If any of you have used Plum Silky shampoo, can you tell me whether you need a separate conditioner. It says it has built-in conditioner. Also, has anyone used Quicker Slicker. It sounds great for detangling.


----------



## mckennasedona (Feb 20, 2007)

I use Plum Silky. You don't NEED a conditioner but I do use one recommended by my breeder. It's their Aloe Remoisturizing conditioner. I really like the combo. It makes the girls feel so soft and they smell good!!


----------



## pjewel (Apr 11, 2007)

Susan,

Thanks. That was the one I was looking at. Did you ever try the Quicker Slicker? Also, with the shampoo and conditioner, do you dilute it in the water and put it on them or use it directly? Oh, and where do you buy it? I went directly to their site.


----------



## mckennasedona (Feb 20, 2007)

I buy it at dog shows........
When I bathe them I always dilute the shampoo and the conditioner with some water. Only because I read somewhere on here that it's better to do that than to apply the shampoo or conditioner directly to the dog. I don't do any specific measurement, just add some shampoo to a plastic cup, add water and pour over whichever poor, pitiful dog is stuck in the tub!


----------



## Leslie (Feb 28, 2007)

I've used the Plum Silky w/the Aloe Remoisturizing conditioner and liked the results. They (Nature's Specialties) have a new conditioner called Plum-tastic that I got a sample of when I went to the groom show. The guy said it is better than their Aloe one. Well, I've used it twice and it is pretty good (I like the static reduction it gives) but, I wouldn't say it's better.
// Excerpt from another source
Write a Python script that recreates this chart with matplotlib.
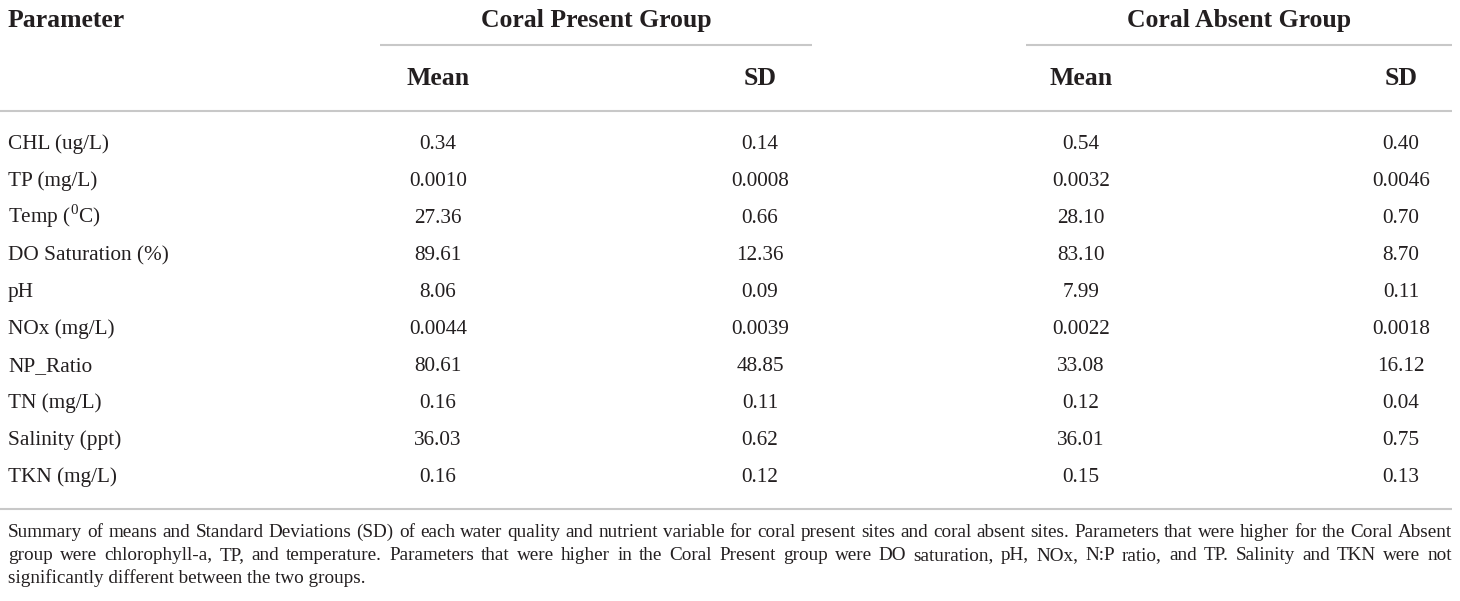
import matplotlib
matplotlib.use("Agg")
import matplotlib.pyplot as plt

plt.rcParams['font.family'] = ['Liberation Serif', 'DejaVu Serif']
plt.rcParams['mathtext.fontset'] = 'custom'
plt.rcParams['mathtext.rm'] = 'Liberation Serif'

# table contents
parameters = ['CHL (ug/L)', 'TP (mg/L)', r'Temp ($^{0}$C)', 'DO Saturation (%)', 'pH',
              'NOx (mg/L)', 'NP_Ratio', 'TN (mg/L)', 'Salinity (ppt)', 'TKN (mg/L)']
present_mean = ['0.34', '0.0010', '27.36', '89.61', '8.06', '0.0044', '80.61', '0.16', '36.03', '0.16']
present_sd = ['0.14', '0.0008', '0.66', '12.36', '0.09', '0.0039', '48.85', '0.11', '0.62', '0.12']
absent_mean = ['0.54', '0.0032', '28.10', '83.10', '7.99', '0.0022', '33.08', '0.12', '36.01', '0.15']
absent_sd = ['0.40', '0.0046', '0.70', '8.70', '0.11', '0.0018', '16.12', '0.04', '0.75', '0.13']
groups = ['Coral Present Group', 'Coral Absent Group']
subheads = ['Mean', 'SD']
caption = [
    'Summary of means and Standard Deviations (SD) of each water quality and nutrient variable for coral present sites and coral absent sites. Parameters that were higher for the Coral Absent',
    'group were chlorophyll-a, TP, and temperature. Parameters that were higher in the Coral Present group were DO saturation, pH, NOx, N:P ratio, and TP. Salinity and TKN were not',
    'significantly different between the two groups.',
]

W, H = 1460, 601
fig = plt.figure(figsize=(W / 100, H / 100), dpi=100)
ax = fig.add_axes([0, 0, 1, 1])
ax.set_xlim(0, W)
ax.set_ylim(H, 0)
ax.axis('off')

txt = '#231f20'
line_c = '#c8c8c8'
left, right = 8, 1452

# headers
ax.text(left, 27, 'Parameter', fontsize=18.5, fontweight='bold', va='baseline', ha='left', color=txt)
group_span = [(380, 812), (1026, 1452)]
col_x = [[438, 760], [1081, 1401]]
for g, (x0, x1), cols in zip(groups, group_span, col_x):
    ax.text((x0 + x1) / 2, 27, g, fontsize=18.5, fontweight='bold', va='baseline', ha='center', color=txt)
    ax.plot([x0, x1], [45, 45], color=line_c, lw=1.5, solid_capstyle='butt')
    for s, cx in zip(subheads, cols):
        ax.text(cx, 85, s, fontsize=18.5, fontweight='bold', va='baseline', ha='center', color=txt)

ax.plot([0, right], [111, 111], color=line_c, lw=1.5, solid_capstyle='butt')
ax.plot([0, right], [509, 509], color=line_c, lw=1.5, solid_capstyle='butt')

# body rows
columns = [present_mean, present_sd, absent_mean, absent_sd]
xs = [col_x[0][0], col_x[0][1], col_x[1][0], col_x[1][1]]
for i, p in enumerate(parameters):
    y = 149 + i * 37
    ax.text(left, y, p, fontsize=15.3, va='baseline', ha='left', color=txt)
    for col, cx in zip(columns, xs):
        ax.text(cx, y, col[i], fontsize=15.3, va='baseline', ha='center', color=txt)

# caption, justified except the last line
renderer = fig.canvas.get_renderer()
for j, line in enumerate(caption):
    y = 537 + j * 23
    words = line.split(' ')
    if j == len(caption) - 1:
        ax.text(left, y, line, fontsize=13.8, va='baseline', ha='left', color=txt)
        continue
    items = [ax.text(0, y, w, fontsize=13.8, va='baseline', ha='left', color=txt) for w in words]
    widths = [t.get_window_extent(renderer).width for t in items]
    gap = (right - left - sum(widths)) / (len(words) - 1)
    x = left
    for t, w in zip(items, widths):
        t.set_x(x)
        x += w + gap

fig.savefig('out.png', dpi=100)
It does have a great smell, though 

I absolutely LOVE Quicker Slicker! Besides using it for a grooming spray, I also use it to help dry her after a bath. Just spray it on and it reduces drying time by a lot! 

Adding: I don't use the Quicker Slicker daily, though, (I switch back and forth w/Coat Handler's) so I'm not sure what daily use would do.


----------



## pjewel (Apr 11, 2007)

I just ordered all three. I had run out of the Isle of Dogs Conditioner and thought I'd give this combo a try. I should have it by next week sometime.


----------



## arlene (Jul 28, 2007)

I use Plum Silky and quicker slicker . . . they are my new favorites. I do use a conditioner but I'm still using up the myriad of products that I have. I will definitely try their conditioners when I have to restock.

I buy them locally at a new grooming salon. I groom the dogs myself but if I ever needed a groomer I think this new place near me would be great. The owner knows I have four dogs and she gives me a pretty good discount on any products. She seems very knowledgeable and always shows me the dogs she has in for grooming. The dogs all seem to love her.

Arlene


----------



## pjewel (Apr 11, 2007)

Arlene,

If the dogs love her that says a lot. There's no hiding their reaction. I'm really looking forward to trying these products.


----------